**Short exercise**
Find the lines of data that contain the string "this", then list them.

**Supplied material**
○ ○ ○ ○ ○ ○ ○

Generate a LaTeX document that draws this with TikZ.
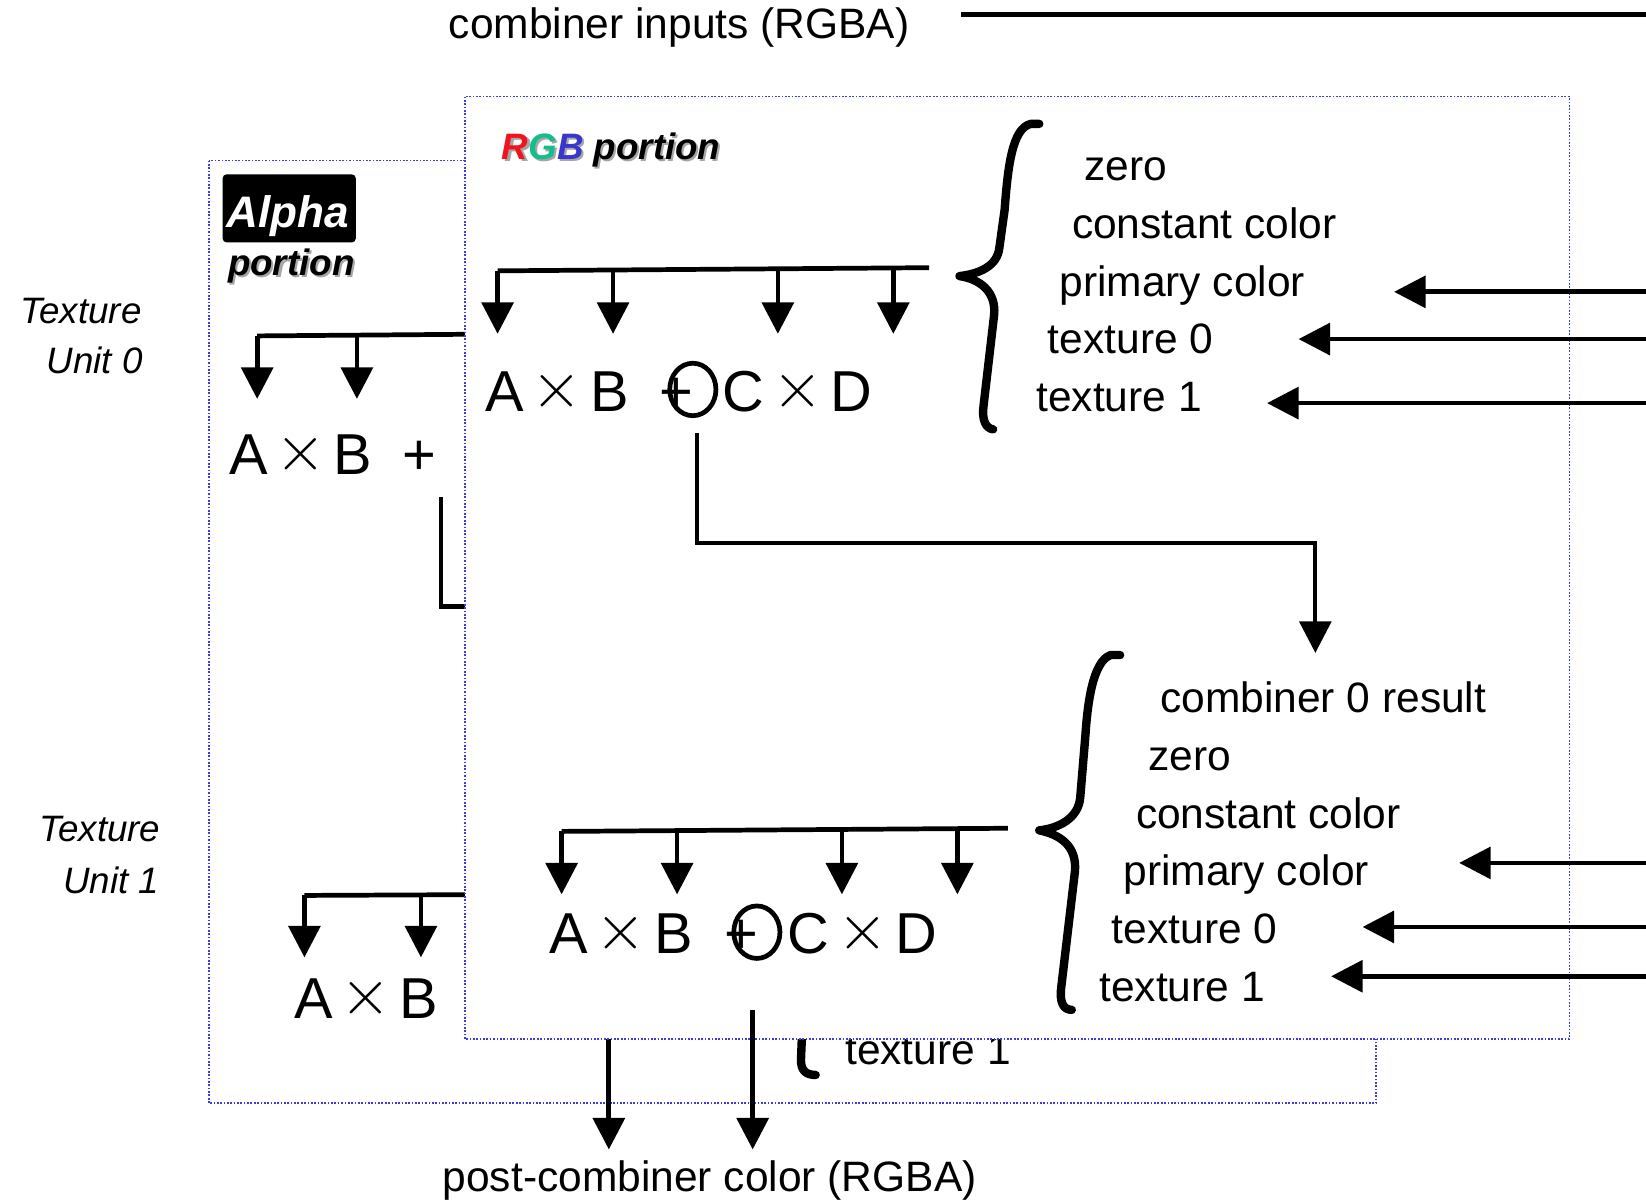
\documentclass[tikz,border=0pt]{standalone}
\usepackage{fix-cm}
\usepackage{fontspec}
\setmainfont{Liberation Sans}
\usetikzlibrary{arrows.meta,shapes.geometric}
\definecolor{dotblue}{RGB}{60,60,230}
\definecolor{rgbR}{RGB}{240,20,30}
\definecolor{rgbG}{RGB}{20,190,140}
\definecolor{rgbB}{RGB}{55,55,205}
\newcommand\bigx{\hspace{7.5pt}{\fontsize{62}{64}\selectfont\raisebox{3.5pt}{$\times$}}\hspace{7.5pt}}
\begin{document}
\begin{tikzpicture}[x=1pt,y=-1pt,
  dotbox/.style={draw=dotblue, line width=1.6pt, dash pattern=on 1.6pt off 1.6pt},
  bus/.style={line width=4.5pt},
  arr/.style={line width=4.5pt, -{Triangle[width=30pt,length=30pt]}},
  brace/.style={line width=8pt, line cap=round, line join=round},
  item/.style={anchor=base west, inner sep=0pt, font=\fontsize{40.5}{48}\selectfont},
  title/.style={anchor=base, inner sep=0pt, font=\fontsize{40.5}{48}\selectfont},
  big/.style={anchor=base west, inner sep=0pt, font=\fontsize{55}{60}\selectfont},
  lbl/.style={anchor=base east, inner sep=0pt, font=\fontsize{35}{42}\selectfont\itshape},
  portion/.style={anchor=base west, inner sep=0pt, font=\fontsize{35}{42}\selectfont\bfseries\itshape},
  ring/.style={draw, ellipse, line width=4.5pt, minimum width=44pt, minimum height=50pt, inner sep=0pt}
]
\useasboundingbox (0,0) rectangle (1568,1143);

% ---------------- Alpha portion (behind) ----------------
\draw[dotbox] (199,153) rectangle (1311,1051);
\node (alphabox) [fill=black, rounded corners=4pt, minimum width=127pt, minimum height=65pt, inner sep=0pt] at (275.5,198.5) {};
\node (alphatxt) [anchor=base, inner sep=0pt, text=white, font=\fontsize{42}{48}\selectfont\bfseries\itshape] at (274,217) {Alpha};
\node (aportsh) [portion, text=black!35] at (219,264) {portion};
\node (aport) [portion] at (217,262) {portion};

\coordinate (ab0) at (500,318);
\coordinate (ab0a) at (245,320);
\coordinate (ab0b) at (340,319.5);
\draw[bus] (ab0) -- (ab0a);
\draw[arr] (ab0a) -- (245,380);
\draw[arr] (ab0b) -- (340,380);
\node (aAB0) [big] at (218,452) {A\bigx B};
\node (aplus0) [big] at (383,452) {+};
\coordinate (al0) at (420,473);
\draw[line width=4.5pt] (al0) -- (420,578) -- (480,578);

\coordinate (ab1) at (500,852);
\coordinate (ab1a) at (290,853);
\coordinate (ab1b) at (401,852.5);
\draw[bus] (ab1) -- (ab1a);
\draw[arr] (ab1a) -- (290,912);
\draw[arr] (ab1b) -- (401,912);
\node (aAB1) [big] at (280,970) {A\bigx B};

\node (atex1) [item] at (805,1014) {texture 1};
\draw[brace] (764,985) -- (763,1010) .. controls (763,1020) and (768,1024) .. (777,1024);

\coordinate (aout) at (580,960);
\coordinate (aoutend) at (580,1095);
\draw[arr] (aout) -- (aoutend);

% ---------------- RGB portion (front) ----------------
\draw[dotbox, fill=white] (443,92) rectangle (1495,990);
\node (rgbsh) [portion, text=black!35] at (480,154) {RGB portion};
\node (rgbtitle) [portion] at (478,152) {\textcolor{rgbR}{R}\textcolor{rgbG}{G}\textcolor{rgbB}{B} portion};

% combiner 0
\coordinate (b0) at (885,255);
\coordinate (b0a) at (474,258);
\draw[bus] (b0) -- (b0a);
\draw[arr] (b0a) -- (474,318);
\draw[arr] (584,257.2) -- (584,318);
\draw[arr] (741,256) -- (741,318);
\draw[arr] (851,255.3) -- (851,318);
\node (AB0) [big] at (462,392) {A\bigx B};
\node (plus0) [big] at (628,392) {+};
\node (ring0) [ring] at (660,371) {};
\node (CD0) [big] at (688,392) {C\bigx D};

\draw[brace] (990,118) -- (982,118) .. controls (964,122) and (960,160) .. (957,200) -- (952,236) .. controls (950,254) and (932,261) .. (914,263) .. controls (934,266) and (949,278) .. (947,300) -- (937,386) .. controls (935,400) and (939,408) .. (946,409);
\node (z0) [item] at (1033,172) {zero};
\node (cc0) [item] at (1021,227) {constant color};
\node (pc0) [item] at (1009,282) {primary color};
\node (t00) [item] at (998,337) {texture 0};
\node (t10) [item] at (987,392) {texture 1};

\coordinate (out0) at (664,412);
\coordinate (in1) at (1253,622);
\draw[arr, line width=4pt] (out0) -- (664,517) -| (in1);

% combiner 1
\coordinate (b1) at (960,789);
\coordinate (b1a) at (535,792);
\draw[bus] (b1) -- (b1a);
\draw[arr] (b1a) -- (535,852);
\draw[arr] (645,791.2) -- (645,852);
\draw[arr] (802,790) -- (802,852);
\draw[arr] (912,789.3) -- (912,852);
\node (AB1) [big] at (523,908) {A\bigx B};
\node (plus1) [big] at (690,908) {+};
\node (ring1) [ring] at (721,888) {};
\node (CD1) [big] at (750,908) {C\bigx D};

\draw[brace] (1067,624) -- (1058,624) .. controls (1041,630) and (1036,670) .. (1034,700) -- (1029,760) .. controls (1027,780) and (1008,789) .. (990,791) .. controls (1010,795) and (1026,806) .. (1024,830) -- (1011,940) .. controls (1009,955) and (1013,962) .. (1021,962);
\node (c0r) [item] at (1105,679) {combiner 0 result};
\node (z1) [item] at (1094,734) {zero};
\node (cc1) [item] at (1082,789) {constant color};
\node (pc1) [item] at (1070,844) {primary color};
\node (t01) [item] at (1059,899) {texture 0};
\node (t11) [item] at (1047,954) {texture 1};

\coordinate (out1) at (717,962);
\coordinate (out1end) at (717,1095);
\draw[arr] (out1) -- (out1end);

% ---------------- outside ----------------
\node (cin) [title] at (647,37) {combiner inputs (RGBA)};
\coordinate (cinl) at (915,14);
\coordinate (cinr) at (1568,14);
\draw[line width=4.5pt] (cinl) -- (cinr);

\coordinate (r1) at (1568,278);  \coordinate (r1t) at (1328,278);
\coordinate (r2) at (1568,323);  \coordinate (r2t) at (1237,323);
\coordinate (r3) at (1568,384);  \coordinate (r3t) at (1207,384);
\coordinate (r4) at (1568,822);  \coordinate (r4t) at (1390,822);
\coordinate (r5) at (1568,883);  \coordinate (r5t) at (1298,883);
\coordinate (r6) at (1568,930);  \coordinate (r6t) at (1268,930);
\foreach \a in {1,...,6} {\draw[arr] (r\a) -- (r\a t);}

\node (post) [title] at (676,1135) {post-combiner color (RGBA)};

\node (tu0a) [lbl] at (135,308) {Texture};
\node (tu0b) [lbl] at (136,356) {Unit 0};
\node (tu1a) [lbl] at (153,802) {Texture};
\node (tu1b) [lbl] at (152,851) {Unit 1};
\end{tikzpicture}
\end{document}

○ ○ ○ ○ ○ ○ ○

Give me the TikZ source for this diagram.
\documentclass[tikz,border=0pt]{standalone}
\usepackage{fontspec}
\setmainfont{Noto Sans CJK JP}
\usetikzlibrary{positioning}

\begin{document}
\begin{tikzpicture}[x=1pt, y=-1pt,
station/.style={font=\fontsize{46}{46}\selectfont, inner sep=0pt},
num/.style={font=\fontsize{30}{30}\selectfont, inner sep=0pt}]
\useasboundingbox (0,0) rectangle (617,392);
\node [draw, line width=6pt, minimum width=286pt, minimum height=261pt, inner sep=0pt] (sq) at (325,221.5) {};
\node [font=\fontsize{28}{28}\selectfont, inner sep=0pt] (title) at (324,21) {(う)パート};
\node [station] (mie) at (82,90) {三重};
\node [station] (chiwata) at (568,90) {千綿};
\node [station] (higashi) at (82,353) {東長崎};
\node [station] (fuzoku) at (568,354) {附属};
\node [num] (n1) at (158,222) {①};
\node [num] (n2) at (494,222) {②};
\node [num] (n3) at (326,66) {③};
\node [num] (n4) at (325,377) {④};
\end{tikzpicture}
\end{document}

○ ○ ○ ○ ○ ○ ○

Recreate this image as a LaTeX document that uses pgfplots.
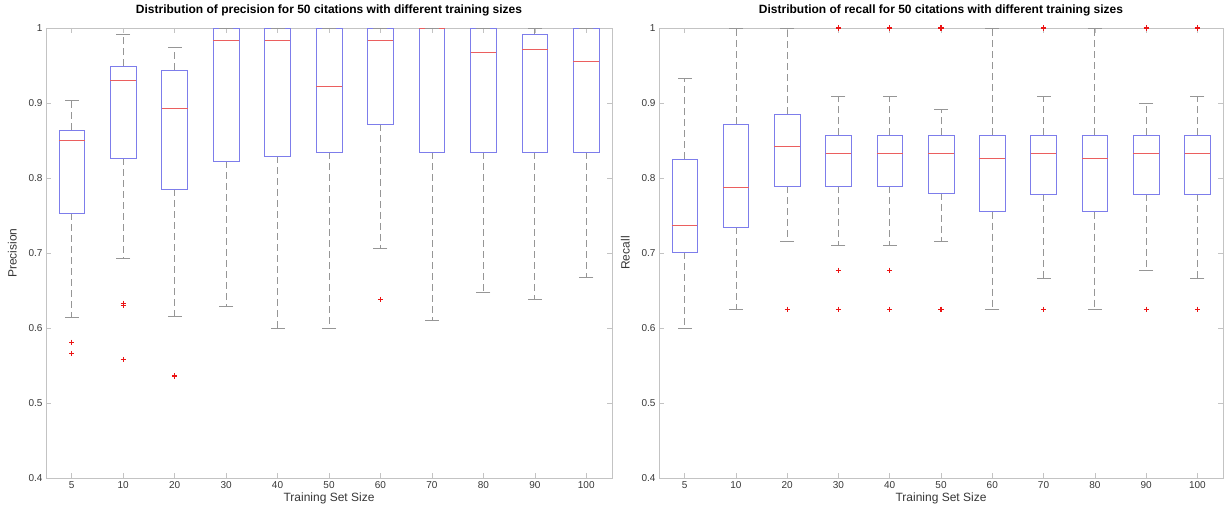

○ ○ ○ ○ ○ ○ ○

**Exercise result**
Generate a LaTeX document that draws this with TikZ.
Give me the TikZ source for this diagram.
Recreate this image as a LaTeX document that uses pgfplots.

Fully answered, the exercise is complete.